Fairness-Aware Graph Representation Learning with Limited Demographic Information

Published in European Conference on Machine Learning and Principles and Practice of Knowledge Discovery in Databases (ECML-PKDD), 2025

Graph neural networks (GNNs) can amplify social biases inherent in graph data, exacerbating inequality and violating privacy rights, especially in high-risk applications. In response, numerous fair graph learning methods have been proposed in recent years. However, most of them assume access to demographic information, a requirement rarely met in practice due to privacy, legal, or regulatory restrictions. To overcome these limitations, this paper introduces a novel fair graph learning framework that mitigates bias in graph learning without using demographic information.
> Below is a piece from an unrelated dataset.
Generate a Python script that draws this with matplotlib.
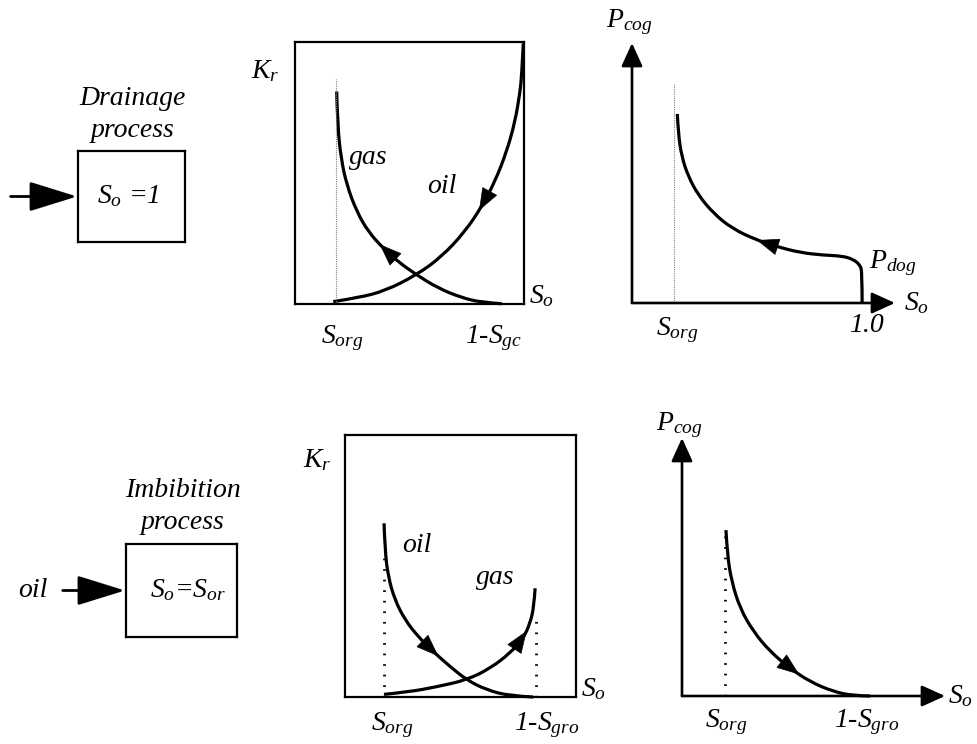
import numpy as np
import matplotlib.pyplot as plt
from matplotlib.path import Path
from matplotlib.patches import PathPatch

plt.rcParams['font.family'] = ['Liberation Serif', 'DejaVu Serif']
plt.rcParams['font.style'] = 'italic'
plt.rcParams['mathtext.fontset'] = 'custom'
plt.rcParams['mathtext.it'] = 'Liberation Serif:italic'
plt.rcParams['mathtext.rm'] = 'Liberation Serif:italic'
plt.rcParams['mathtext.default'] = 'it'

# ---- curves, normalised to each panel
# (x = S_o across the frame, y = Kr or Pc up the frame)
drain_gas_x = [0.182, 0.186, 0.201, 0.226, 0.270, 0.320, 0.386, 0.451, 0.531, 0.626, 0.728, 0.815, 0.903]
drain_gas_y = [0.811, 0.683, 0.556, 0.454, 0.352, 0.276, 0.212, 0.161, 0.111, 0.060, 0.024, 0.006, 0.001]
drain_oil_x = [0.167, 0.277, 0.393, 0.531, 0.641, 0.742, 0.815, 0.873, 0.924, 0.961, 0.983, 0.990, 0.997]
drain_oil_y = [0.009, 0.024, 0.050, 0.111, 0.181, 0.276, 0.371, 0.467, 0.581, 0.696, 0.811, 0.874, 0.995]
drain_pc_x = [0.197, 0.201, 0.216, 0.245, 0.288, 0.354, 0.434, 0.542, 0.629, 0.730, 0.832, 0.912, 0.962, 0.991, 1.0, 1.0]
drain_pc_y = [0.727, 0.653, 0.563, 0.486, 0.415, 0.345, 0.287, 0.242, 0.217, 0.194, 0.184, 0.181, 0.168, 0.146, 0.120, 0.0]

imb_oil_x = [0.169, 0.173, 0.187, 0.216, 0.260, 0.317, 0.382, 0.455, 0.527, 0.613, 0.714, 0.815]
imb_oil_y = [0.663, 0.561, 0.459, 0.370, 0.294, 0.230, 0.173, 0.116, 0.065, 0.027, 0.004, 0.0]
imb_gas_x = [0.169, 0.281, 0.397, 0.527, 0.628, 0.714, 0.772, 0.801, 0.818, 0.823]
imb_gas_y = [0.010, 0.020, 0.039, 0.065, 0.109, 0.167, 0.224, 0.281, 0.345, 0.415]
imb_pc_x = [0.191, 0.197, 0.216, 0.252, 0.310, 0.383, 0.470, 0.557, 0.658, 0.745, 0.817]
imb_pc_y = [0.643, 0.547, 0.443, 0.340, 0.250, 0.172, 0.107, 0.055, 0.017, 0.001, 0.0]

# residual saturation markers (x, top of the dotted line)
drain_kr_sorg = (0.180, 0.86)
drain_pc_sorg = (0.183, 0.846)
imb_kr_sorg = (0.169, 0.553)
imb_kr_sgro = (0.825, 0.32)
imb_pc_sorg = (0.187, 0.651)

W, H = 977, 744
LW = 2.3
FS = 20


def place(left, top, w, h):
    return fig.add_axes([left / W, 1 - (top + h) / H, w / W, h / H])


def bare(ax, frame=False):
    ax.set_xticks([])
    ax.set_yticks([])
    for s in ax.spines.values():
        s.set_visible(frame)
        s.set_linewidth(1.6)


def smooth(xs, ys):
    # quadratic spline through the read points, so the drawn line has no corners
    pts = np.column_stack([xs, ys])
    verts, codes = [pts[0]], [Path.MOVETO]
    for i in range(1, len(pts) - 1):
        end = pts[-1] if i == len(pts) - 2 else (pts[i] + pts[i + 1]) / 2
        verts += [pts[i], end]
        codes += [Path.CURVE3, Path.CURVE3]
    return Path(verts, codes)


def flow_curve(ax, xs, ys, t, step):
    # draw a curve and put an arrow head at fractional index t, pointing along step
    ax.add_patch(PathPatch(smooth(xs, ys), fill=False, lw=LW, ec='black',
                           capstyle='butt', clip_on=False))
    idx = np.arange(len(xs))
    tip = (np.interp(t, idx, xs), np.interp(t, idx, ys))
    tail = (np.interp(t - step, idx, xs), np.interp(t - step, idx, ys))
    ax.annotate('', xy=tip, xytext=tail,
                arrowprops=dict(arrowstyle='-|>,head_length=1.0,head_width=0.38',
                                mutation_scale=15, color='black', lw=0.5,
                                shrinkA=0, shrinkB=0))


def axis_arrows(ax, xmax):
    kw = dict(arrowstyle='-|>,head_length=1.1,head_width=0.5', mutation_scale=13,
              color='black', lw=1.9, shrinkA=0, shrinkB=0)
    ax.annotate('', xy=(0, 1.0), xytext=(0, 0), arrowprops=kw, annotation_clip=False)
    ax.annotate('', xy=(xmax, 0), xytext=(0, 0), arrowprops=kw, annotation_clip=False)


def process_box(ax, title, inside, lead=None):
    bare(ax, frame=True)
    ax.set_xlim(0, 1)
    ax.set_ylim(0, 1)
    ax.text(0.51, 1.58, title[0], ha='center', va='center', fontsize=FS)
    ax.text(0.51, 1.23, title[1], ha='center', va='center', fontsize=FS)
    ax.text(inside[1], 0.5, inside[0], ha='center', va='center', fontsize=FS)
    ax.annotate('', xy=(-0.01, 0.5), xytext=(lead[0], 0.5),
                arrowprops=dict(arrowstyle='-|>,head_length=1.35,head_width=0.42',
                                mutation_scale=22, color='black', lw=2,
                                shrinkA=0, shrinkB=0),
                annotation_clip=False)
    if lead[1]:
        ax.text(lead[2], 0.5, lead[1], ha='center', va='center', fontsize=FS)


fig = plt.figure(figsize=(9.77, 7.44), dpi=100)

# ---------------- drainage row
ax = place(78, 151, 107, 91)
process_box(ax, ('Drainage', 'process'), (r'$S_o$ =1', 0.47), (-0.63, None, 0))

ax = place(295, 42, 229, 262)
bare(ax, frame=True)
ax.set_xlim(0, 1)
ax.set_ylim(0, 1)
ax.plot([drain_kr_sorg[0]] * 2, [0, drain_kr_sorg[1]], color='gray', lw=0.8, ls=(0, (1, 1)))
flow_curve(ax, drain_gas_x, drain_gas_y, 5.75, -1)
flow_curve(ax, drain_oil_x, drain_oil_y, 5.85, -1)
ax.text(0.32, 0.56, 'gas', ha='center', va='center', fontsize=FS)
ax.text(0.64, 0.45, 'oil', ha='center', va='center', fontsize=FS)
ax.text(-0.13, 0.89, r'$K_r$', ha='center', va='center', fontsize=FS)
ax.text(1.02, 0.03, r'$S_o$', ha='left', va='center', fontsize=FS)
ax.text(0.205, -0.13, r'$S_{org}$', ha='center', va='center', fontsize=FS)
ax.text(0.865, -0.13, r'1-$S_{gc}$', ha='center', va='center', fontsize=FS)

ax = place(632, 43, 263, 260)
bare(ax)
ax.set_xlim(0, 1.143)
ax.set_ylim(0, 1)
axis_arrows(ax, 1.143)
ax.plot([drain_pc_sorg[0]] * 2, [0, drain_pc_sorg[1]], color='gray', lw=0.8, ls=(0, (1, 1)))
flow_curve(ax, drain_pc_x, drain_pc_y, 7, -1)
ax.text(-0.01, 1.08, r'$P_{cog}$', ha='center', va='center', fontsize=FS)
ax.text(1.18, 0.0, r'$S_o$', ha='left', va='center', fontsize=FS)
ax.text(1.02, -0.085, '1.0', ha='center', va='center', fontsize=FS)
ax.text(0.196, -0.105, r'$S_{org}$', ha='center', va='center', fontsize=FS)
ax.text(1.03, 0.155, r'$P_{dog}$', ha='left', va='center', fontsize=FS)

# ---------------- imbibition row
ax = place(126, 544, 111, 93)
process_box(ax, ('Imbibition', 'process'), (r'$S_o$=$S_{or}$', 0.56), (-0.57, 'oil', -0.84))

ax = place(345, 435, 231, 262)
bare(ax, frame=True)
ax.set_xlim(0, 1)
ax.set_ylim(0, 1)
for sx, top in (imb_kr_sorg, imb_kr_sgro):
    ax.plot([sx, sx], [0, top], color='black', lw=2, ls=(0, (0.6, 3.2)))
flow_curve(ax, imb_oil_x, imb_oil_y, 6.3, 1)
flow_curve(ax, imb_gas_x, imb_gas_y, 6.5, 1)
ax.text(0.31, 0.58, 'oil', ha='center', va='center', fontsize=FS)
ax.text(0.65, 0.455, 'gas', ha='center', va='center', fontsize=FS)
ax.text(-0.12, 0.905, r'$K_r$', ha='center', va='center', fontsize=FS)
ax.text(1.02, 0.03, r'$S_o$', ha='left', va='center', fontsize=FS)
ax.text(0.203, -0.107, r'$S_{org}$', ha='center', va='center', fontsize=FS)
ax.text(0.874, -0.107, r'1-$S_{gro}$', ha='center', va='center', fontsize=FS)

ax = place(682, 438, 263, 258)
bare(ax)
ax.set_xlim(0, 1.143)
ax.set_ylim(0, 1)
axis_arrows(ax, 1.143)
ax.plot([imb_pc_sorg[0]] * 2, [0, imb_pc_sorg[1]], color='black', lw=2, ls=(0, (0.6, 3.2)))
flow_curve(ax, imb_pc_x, imb_pc_y, 6.45, 1)
ax.text(-0.01, 1.05, r'$P_{cog}$', ha='center', va='center', fontsize=FS)
ax.text(1.155, 0.0, r'$S_o$', ha='left', va='center', fontsize=FS)
ax.text(0.194, -0.10, r'$S_{org}$', ha='center', va='center', fontsize=FS)
ax.text(0.803, -0.10, r'1-$S_{gro}$', ha='center', va='center', fontsize=FS)

fig.savefig('out.png', dpi=100)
Specifically, we first propose a mechanism to generate proxies for demographic information and then design a strategy to ensure consistent node embeddings across different demographic subgroups. Additionally, we propose an adaptivity confidence strategy that dynamically adjusts each node's contribution to fairness and utility based on prediction confidence. Through extensive experiments on multiple datasets and fair graph learning frameworks, we demonstrate the framework's effectiveness in both mitigating bias and maintaining model utility. This work advances the perspective of algorithmic fairness through the lens of unavailable demographic information, with potential for broader applications.